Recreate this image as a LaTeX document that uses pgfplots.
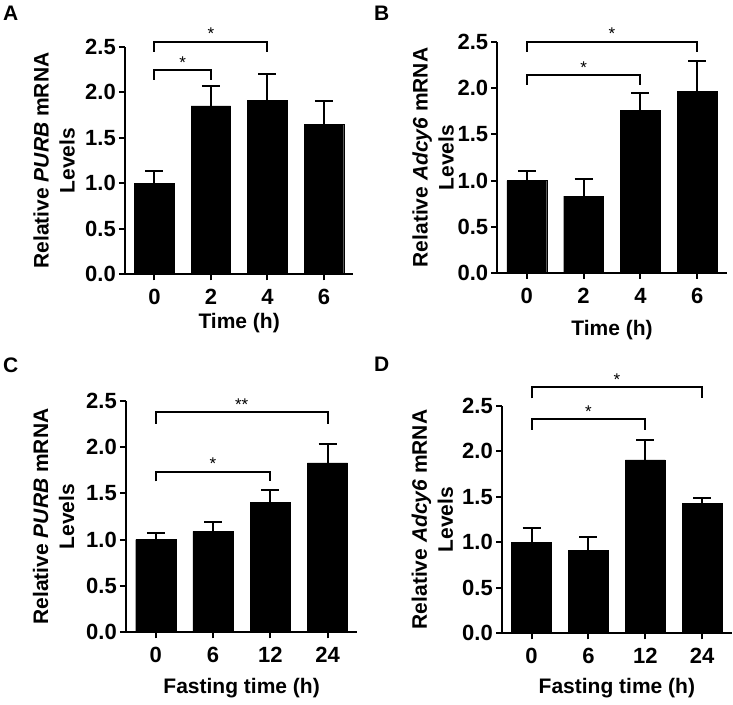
\documentclass[border=0pt]{standalone}
\usepackage{fontspec}
\setmainfont{Liberation Sans}
\usepackage{pgfplots}
\pgfplotsset{compat=1.18}

\pgfplotsset{
  gp/.style={
    scale only axis,
    anchor=south west,
    axis lines=left,
    axis line style={-, line width=2pt},
    every tick/.style={black, line width=2pt},
    major tick length=6pt,
    tick align=outside,
    xmin=-0.52, xmax=3.52,
    ymin=0, ymax=2.5,
    xtick={0,1,2,3},
    ytick={0,0.5,1,1.5,2,2.5},
    tick label style={font=\fontsize{22}{26}\selectfont\bfseries, inner sep=1pt},
    xticklabel style={yshift=-8pt},
    yticklabel style={xshift=-2pt},
    /pgf/number format/fixed,
    /pgf/number format/fixed zerofill,
    /pgf/number format/precision=1,
    /pgf/number format/assume math mode=true,
    label style={font=\fontsize{21}{26}\selectfont\bfseries, align=center},
    clip=false,
  },
  bars/.style={ybar, bar width=0.7, fill=black, draw=black, line width=0.4pt,
    error bars/.cd, y dir=plus, y explicit,
    error bar style={line width=2pt, black},
    error mark options={rotate=90, line width=2pt, mark size=9pt, black}},
}
\tikzset{
  br/.style={line width=2pt},
  st/.style={anchor=south, inner sep=0pt, yshift=2pt, font=\fontsize{17}{17}\selectfont},
  letter/.style={anchor=north west, inner sep=0pt, font=\fontsize{21}{21}\selectfont\bfseries},
}

\begin{document}
\begin{tikzpicture}
\useasboundingbox (0,0) rectangle (733pt,704pt);

% A
\begin{axis}[gp, at={(125pt,429.7pt)}, width=228.3pt, height=227.6pt,
  xticklabels={0,2,4,6},
  xlabel={Time (h)},
  xlabel style={at={(axis description cs:0.5,-0.215)}, anchor=center},
  ylabel={Relative \textit{PURB} mRNA\\Levels},
  ylabel style={at={(axis description cs:-0.31,0.5)}, anchor=center}]
\addplot[bars] table[x=x, y=y, y error=e] {
x y e
0 1.00 0.13
1 1.85 0.22
2 1.91 0.29
3 1.65 0.25
};
\draw[br] (axis cs:0,2.135) |- (axis cs:1,2.24) -- (axis cs:1,2.135);
\node[st] at (axis cs:0.5,2.24) {*};
\draw[br] (axis cs:0,2.446) |- (axis cs:2,2.556) -- (axis cs:2,2.446);
\node[st] at (axis cs:1,2.556) {*};
\end{axis}

% B
\begin{axis}[gp, at={(497.3pt,431.3pt)}, width=229.4pt, height=230.4pt,
  xticklabels={0,2,4,6},
  xlabel={Time (h)},
  xlabel style={at={(axis description cs:0.5,-0.248)}, anchor=center},
  ylabel={Relative \textit{Adcy6} mRNA\\Levels},
  ylabel style={at={(axis description cs:-0.28,0.5)}, anchor=center}]
\addplot[bars] table[x=x, y=y, y error=e] {
x y e
0 1.00 0.10
1 0.83 0.19
2 1.76 0.19
3 1.97 0.33
};
\draw[br] (axis cs:0,2.04) |- (axis cs:2,2.14) -- (axis cs:2,2.04);
\node[st] at (axis cs:1,2.14) {*};
\draw[br] (axis cs:0,2.40) |- (axis cs:3,2.504) -- (axis cs:3,2.40);
\node[st] at (axis cs:1.5,2.504) {*};
\end{axis}

% C
\begin{axis}[gp, at={(126pt,71.7pt)}, width=231.3pt, height=231.6pt,
  xticklabels={0,6,12,24},
  xlabel={Fasting time (h)},
  xlabel style={at={(axis description cs:0.5,-0.242)}, anchor=center},
  ylabel={Relative \textit{PURB} mRNA\\Levels},
  ylabel style={at={(axis description cs:-0.313,0.5)}, anchor=center}]
\addplot[bars] table[x=x, y=y, y error=e] {
x y e
0 1.00 0.07
1 1.09 0.10
2 1.40 0.14
3 1.83 0.20
};
\draw[br] (axis cs:0,1.63) |- (axis cs:2,1.734) -- (axis cs:2,1.63);
\node[st] at (axis cs:1,1.734) {*};
\draw[br] (axis cs:0,2.25) |- (axis cs:3,2.375) -- (axis cs:3,2.25);
\node[st] at (axis cs:1.5,2.375) {**};
\end{axis}

% D
\begin{axis}[gp, at={(502pt,70.7pt)}, width=229.7pt, height=227.6pt,
  xticklabels={0,6,12,24},
  xlabel={Fasting time (h)},
  xlabel style={at={(axis description cs:0.5,-0.242)}, anchor=center},
  ylabel={Relative \textit{Adcy6} mRNA\\Levels},
  ylabel style={at={(axis description cs:-0.303,0.5)}, anchor=center}]
\addplot[bars] table[x=x, y=y, y error=e] {
x y e
0 1.00 0.16
1 0.91 0.145
2 1.905 0.22
3 1.43 0.06
};
\draw[br] (axis cs:0,2.234) |- (axis cs:2,2.35) -- (axis cs:2,2.234);
\node[st] at (axis cs:1,2.35) {*};
\draw[br] (axis cs:0,2.58) |- (axis cs:3,2.70) -- (axis cs:3,2.58);
\node[st] at (axis cs:1.5,2.70) {*};
\end{axis}

\node[letter] at (3pt,698pt) {A};
\node[letter] at (374pt,698pt) {B};
\node[letter] at (3pt,346pt) {C};
\node[letter] at (374pt,347pt) {D};
\end{tikzpicture}
\end{document}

## Task to complete
Would you set down the listing exactly, omitting pictures?

## Task output
Recreate this image as a LaTeX document that uses pgfplots.
\documentclass[border=0pt]{standalone}
\usepackage{fontspec}
\setmainfont{Liberation Sans}
\usepackage{pgfplots}
\pgfplotsset{compat=1.18}

\pgfplotsset{
  gp/.style={
    scale only axis,
    anchor=south west,
    axis lines=left,
    axis line style={-, line width=2pt},
    every tick/.style={black, line width=2pt},
    major tick length=6pt,
    tick align=outside,
    xmin=-0.52, xmax=3.52,
    ymin=0, ymax=2.5,
    xtick={0,1,2,3},
    ytick={0,0.5,1,1.5,2,2.5},
    tick label style={font=\fontsize{22}{26}\selectfont\bfseries, inner sep=1pt},
    xticklabel style={yshift=-8pt},
    yticklabel style={xshift=-2pt},
    /pgf/number format/fixed,
    /pgf/number format/fixed zerofill,
    /pgf/number format/precision=1,
    /pgf/number format/assume math mode=true,
    label style={font=\fontsize{21}{26}\selectfont\bfseries, align=center},
    clip=false,
  },
  bars/.style={ybar, bar width=0.7, fill=black, draw=black, line width=0.4pt,
    error bars/.cd, y dir=plus, y explicit,
    error bar style={line width=2pt, black},
    error mark options={rotate=90, line width=2pt, mark size=9pt, black}},
}
\tikzset{
  br/.style={line width=2pt},
  st/.style={anchor=south, inner sep=0pt, yshift=2pt, font=\fontsize{17}{17}\selectfont},
  letter/.style={anchor=north west, inner sep=0pt, font=\fontsize{21}{21}\selectfont\bfseries},
}

\begin{document}
\begin{tikzpicture}
\useasboundingbox (0,0) rectangle (733pt,704pt);

% A
\begin{axis}[gp, at={(125pt,429.7pt)}, width=228.3pt, height=227.6pt,
  xticklabels={0,2,4,6},
  xlabel={Time (h)},
  xlabel style={at={(axis description cs:0.5,-0.215)}, anchor=center},
  ylabel={Relative \textit{PURB} mRNA\\Levels},
  ylabel style={at={(axis description cs:-0.31,0.5)}, anchor=center}]
\addplot[bars] table[x=x, y=y, y error=e] {
x y e
0 1.00 0.13
1 1.85 0.22
2 1.91 0.29
3 1.65 0.25
};
\draw[br] (axis cs:0,2.135) |- (axis cs:1,2.24) -- (axis cs:1,2.135);
\node[st] at (axis cs:0.5,2.24) {*};
\draw[br] (axis cs:0,2.446) |- (axis cs:2,2.556) -- (axis cs:2,2.446);
\node[st] at (axis cs:1,2.556) {*};
\end{axis}

% B
\begin{axis}[gp, at={(497.3pt,431.3pt)}, width=229.4pt, height=230.4pt,
  xticklabels={0,2,4,6},
  xlabel={Time (h)},
  xlabel style={at={(axis description cs:0.5,-0.248)}, anchor=center},
  ylabel={Relative \textit{Adcy6} mRNA\\Levels},
  ylabel style={at={(axis description cs:-0.28,0.5)}, anchor=center}]
\addplot[bars] table[x=x, y=y, y error=e] {
x y e
0 1.00 0.10
1 0.83 0.19
2 1.76 0.19
3 1.97 0.33
};
\draw[br] (axis cs:0,2.04) |- (axis cs:2,2.14) -- (axis cs:2,2.04);
\node[st] at (axis cs:1,2.14) {*};
\draw[br] (axis cs:0,2.40) |- (axis cs:3,2.504) -- (axis cs:3,2.40);
\node[st] at (axis cs:1.5,2.504) {*};
\end{axis}

% C
\begin{axis}[gp, at={(126pt,71.7pt)}, width=231.3pt, height=231.6pt,
  xticklabels={0,6,12,24},
  xlabel={Fasting time (h)},
  xlabel style={at={(axis description cs:0.5,-0.242)}, anchor=center},
  ylabel={Relative \textit{PURB} mRNA\\Levels},
  ylabel style={at={(axis description cs:-0.313,0.5)}, anchor=center}]
\addplot[bars] table[x=x, y=y, y error=e] {
x y e
0 1.00 0.07
1 1.09 0.10
2 1.40 0.14
3 1.83 0.20
};
\draw[br] (axis cs:0,1.63) |- (axis cs:2,1.734) -- (axis cs:2,1.63);
\node[st] at (axis cs:1,1.734) {*};
\draw[br] (axis cs:0,2.25) |- (axis cs:3,2.375) -- (axis cs:3,2.25);
\node[st] at (axis cs:1.5,2.375) {**};
\end{axis}

% D
\begin{axis}[gp, at={(502pt,70.7pt)}, width=229.7pt, height=227.6pt,
  xticklabels={0,6,12,24},
  xlabel={Fasting time (h)},
  xlabel style={at={(axis description cs:0.5,-0.242)}, anchor=center},
  ylabel={Relative \textit{Adcy6} mRNA\\Levels},
  ylabel style={at={(axis description cs:-0.303,0.5)}, anchor=center}]
\addplot[bars] table[x=x, y=y, y error=e] {
x y e
0 1.00 0.16
1 0.91 0.145
2 1.905 0.22
3 1.43 0.06
};
\draw[br] (axis cs:0,2.234) |- (axis cs:2,2.35) -- (axis cs:2,2.234);
\node[st] at (axis cs:1,2.35) {*};
\draw[br] (axis cs:0,2.58) |- (axis cs:3,2.70) -- (axis cs:3,2.58);
\node[st] at (axis cs:1.5,2.70) {*};
\end{axis}

\node[letter] at (3pt,698pt) {A};
\node[letter] at (374pt,698pt) {B};
\node[letter] at (3pt,346pt) {C};
\node[letter] at (374pt,347pt) {D};
\end{tikzpicture}
\end{document}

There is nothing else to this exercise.